What else might we learn from this mission?

Chang'e-4's static lander is carrying two cameras; a German-built radiation experiment called LND; and a spectrometer that will perform low-frequency radio astronomy observations.

Scientists believe the far side could be an excellent place to perform low-frequency radio astronomy, because it is shielded from the radio noise of Earth.

Image source, Getty Images
Image caption,
A mock-up of the Chang'e-4 lander and rover, on display in Dongguan, China

The lander also carried a container with six live species from Earth - cotton, rapeseed, potato, fruit fly, yeast and arabidopsis (a flowering plant) - to try to form a mini biosphere.

The arabidopsis plant may produce the first flower on the Moon, Chinese state media say.

Other equipment/experiments include:

  • A panoramic camera
  • A radar to probe beneath the lunar surface
  • An imaging spectrometer to identify minerals
  • An experiment to examine the interaction of the solar wind (a stream of energised particles from the Sun) with the lunar surface

The mission is part of a larger Chinese programme of lunar exploration. The first and second Chang'e missions were designed to gather data from orbit, while the third and fourth were built for surface operations.

Chang'e-5 and 6 are sample return missions, delivering lunar rock and soil to laboratories on Earth.

Is there a 'dark side of the Moon'?

The lunar far side is sometimes referred to as the "dark side", though "dark" in this case means "unseen" rather than "lacking illumination". In fact, both the near and far sides of the Moon experience daytime and nighttime. Scientists prefer to use far side to avoid confusion.

But because of a phenomenon called "tidal locking", we see only one face of the Moon from Earth. This is because the Moon takes just as long to rotate on its own axis as it takes to complete one orbit of Earth.

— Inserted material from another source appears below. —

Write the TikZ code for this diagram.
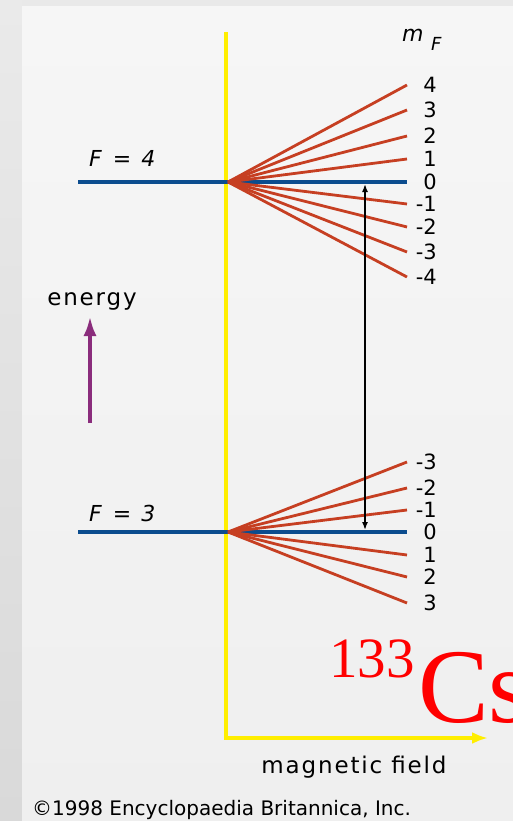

The far side has a thicker, older crust that is pocked with more craters. There are also very few of the "maria" - dark basaltic "seas" created by lava flows - that are evident on the near side.

How will scientists keep track of the rover?

In an article for the US-based Planetary Society in September, Dr Long Xiao from the China University of Geosciences (Wuhan), said: "The challenge faced by a far side mission is communications. With no view of Earth, there is no way to establish a direct radio link."

So the landers must communicate with Earth using a relay satellite named Queqiao - or Magpie Bridge - launched by China last May.

Queqiao orbits 65,000km beyond the Moon, around a Lagrange point - a kind of gravitational parking spot in space where it will remain visible to ground stations in China and other countries such as Argentina.

What are China's plans in space?

China wants to become a leading power in space exploration, alongside the United States and Russia.

It has long harboured ambitions to send its own astronauts to the Moon.

It will also begin building a new space station next year, with the hope it will be operating by 2022.

Image source, Reuters
Image caption,
A full-size model of the Tianhe core module of China's space station

Commentators have focused on the secrecy surrounding this launch and landing. Details of the Chang'e 4 landing attempt were sketchy before the official announcement it had been a success.

The careful news management echoes the way the Soviet Union handled its space missions in the latter half of the 20th Century.

The far side of the Moon is more rugged than the near side, so the Chang'e-4 landing was more risky and complex. Scientists targeted a very flat area, but coming down on a sharp outcrop would have spelled instant failure for the mission.

Caution by the Chinese authorities could have been behind the limited flow of news, which saw audiences searching for unofficial feeds of the launch on the social network Weibo due to the lack of coverage on state television.

But Ye Quanzhi said China had made efforts to be more open.

"They live-streamed the launch of Chang'e 2 and 3, as well as the landing of Chang'e 3. PR skills take time to develop but I think China will get there," he said.